## Problem details
Read through the data and report every line in which the word "matplotlib" occurs.

## Data shown
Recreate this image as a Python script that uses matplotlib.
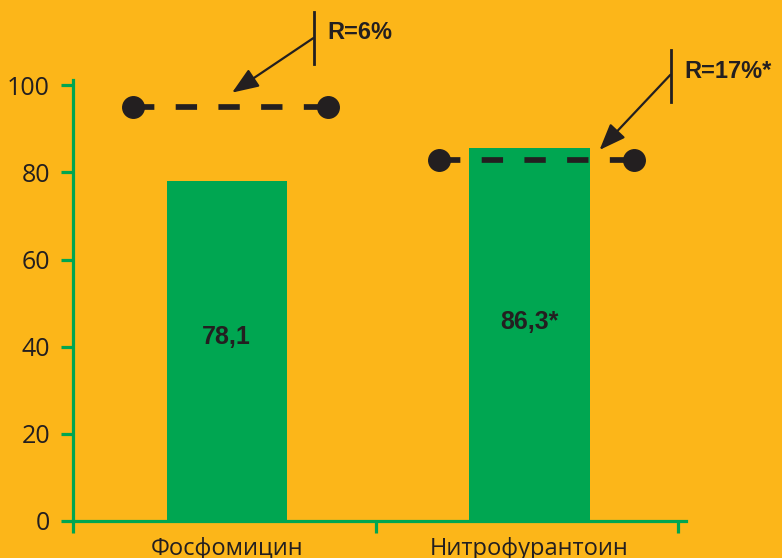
import matplotlib
matplotlib.use("Agg")
import matplotlib.pyplot as plt
import numpy as np

categories = ["Фосфомицин", "Нитрофурантоин"]
bar_values = [78.1, 85.7]
bar_labels = ["78,1", "86,3*"]
label_y = [42.3, 45.7]
ref_values = [95.1, 82.9]
r_labels = ["R=6%", "R=17%*"]
y_ticks = [0, 20, 40, 60, 80, 100]

BG = "#FCB619"
GREEN = "#00A651"
DARK = "#231F20"

plt.rcParams['font.family'] = ['Open Sans', 'DejaVu Sans']
BOLD_FAM = ['Liberation Sans', 'DejaVu Sans']

fig = plt.figure(figsize=(7.82, 5.58), dpi=100, facecolor=BG)
W, H = 782, 558
ax = fig.add_axes([73 / W, (H - 521) / H, (686 - 73) / W, (521 - 80) / H])
ax.set_facecolor(BG)

pos = np.array([0.0, 1.0]) + 0.008
ax.bar(pos, bar_values, width=0.397, color=GREEN, zorder=2)

for x, lab, ly in zip(pos, bar_labels, label_y):
    ax.text(x, ly, lab, ha="center", va="center", fontsize=18,
            fontweight="bold", family=BOLD_FAM, color=DARK, zorder=4)

lw = 4.1
dpos = pos + np.array([0.012, 0.022])
for x, v in zip(dpos, ref_values):
    ax.plot([x - 0.322, x + 0.322], [v, v], color=DARK, lw=lw,
            ls=(0, (3.75, 3.75)), dash_capstyle="butt", zorder=3,
            clip_on=False)
    ax.plot([x - 0.322, x + 0.322], [v, v], ls="none", marker="o",
            markersize=15.5, color=DARK, zorder=3, clip_on=False)

# annotations (vertical bar, arrow, text)
ann = [
    dict(bar_x=0.2957, bar_y=(104.9, 116.8), start=(0.2935, 110.8),
         tip=(0.0255, 98.3), text=(0.341, 112.2)),
    dict(bar_x=1.4745, bar_y=(96.2, 108.1), start=(1.4735, 102.4),
         tip=(1.2394, 85.15), text=(1.52, 103.1)),
]
for a, lab in zip(ann, r_labels):
    ax.plot([a["bar_x"], a["bar_x"]], a["bar_y"], color=DARK, lw=2.0,
            clip_on=False, zorder=5)
    ax.annotate("", xy=a["tip"], xytext=a["start"],
                arrowprops=dict(arrowstyle="-|>,head_length=0.9,head_width=0.35",
                                color=DARK, lw=1.6, shrinkA=0, shrinkB=0,
                                mutation_scale=18),
                annotation_clip=False, zorder=5)
    ax.text(a["text"][0], a["text"][1], lab, ha="left", va="center",
            fontsize=17, fontweight="bold", family=BOLD_FAM, color=DARK,
            clip_on=False)

ax.set_xlim(-0.5, 1.525)
ax.set_ylim(0, 101.2)

for s in ["top", "right"]:
    ax.spines[s].set_visible(False)
for s in ["left", "bottom"]:
    ax.spines[s].set_color(GREEN)
    ax.spines[s].set_linewidth(2.3)
    ax.spines[s].set_zorder(1)

ax.set_yticks(y_ticks)
ax.set_yticklabels([str(t) for t in y_ticks])
ax.tick_params(axis="y", length=8.6, width=2.3, color=GREEN, labelsize=18,
               labelcolor=DARK, pad=8)
ax.set_xticks([-0.5, 0.5, 1.5])
ax.set_xticklabels([])
ax.tick_params(axis="x", length=8.6, width=2.3, color=GREEN, direction="out")

for x, c in zip(pos, categories):
    ax.text(x, -3.6, c, ha="center", va="top", fontsize=17, color=DARK,
            clip_on=False)

fig.savefig("out.png", dpi=100, facecolor=BG)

## Solution to this task
Recreate this image as a Python script that uses matplotlib.
import matplotlib
matplotlib.use("Agg")
import matplotlib.pyplot as plt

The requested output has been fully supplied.